Her first experience in growing food in her own name came in the 1980s.

“My friend Scott Durbin,” of the Durbin Greenhouse family, “approached me one day and said, ‘How would you like to grow basil for sale?’ So we rented an eighth of an acre or something like that from David Rosenberg and filled it full of basil. And I think we were pretty much the first commercial basil growers in the area.”

They sold basil to Anita Cunningham, a chef at the Netherlands Plaza and later the Cincinnatian Hotel.

“People would say, ‘Why should I buy your stuff?’ and I would say ‘Anita Cunningham does,’ and that set the standard, because if she liked it, it had to be good.”

Next was courgette (baby zucchini) and the lease of another mini-parcel, followed by yellow pear tomatoes.

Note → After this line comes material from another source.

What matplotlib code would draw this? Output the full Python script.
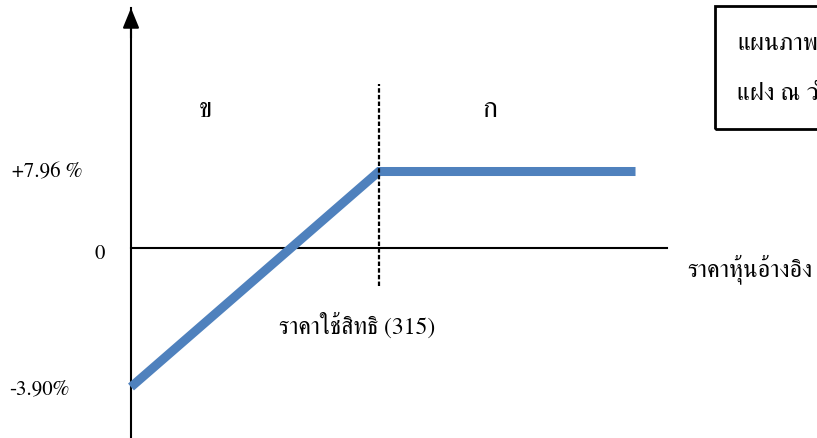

“Then it just kept going,” Ransohoff said. “‘Can you grow this? Can you grow that?’ I rented land out in Trenton, Ohio, and I put in 3,000 squash plants. And then Scott quit.”

The list of vegetables grew and grew. In 1993, she bought her farm in Batavia, moving there in 1997.

Sallie Ransohoff, left, and Julie Francis walk across the farm with Sallie and son Jacob’s dog, Luna.

Ransohoff and her son now grow a wide variety of produce, cultivating between five and 10 acres in Batavia and in a second location, in Brown County. Chefs remain their only customers.

“It’s personalized,” she said. “I ask them what size potato they want. That’s what they get. Some people want big potatoes, some people want little potatoes, and so everybody gets a potato” of their choice.

“If you want your baby squash with a flower on it, then you get your baby squash with a flower on it. If you want the flower to be the same size as the squash,” she paused, laughing, “well, I’ll do my best.”

It’s hard work, and it isn’t going to make her rich, but she is surrounded by plants and open sky.

“It’s a lifestyle, basically,” Ransohoff said. “You’re working your ass off so you can step outside at night and see the stars.”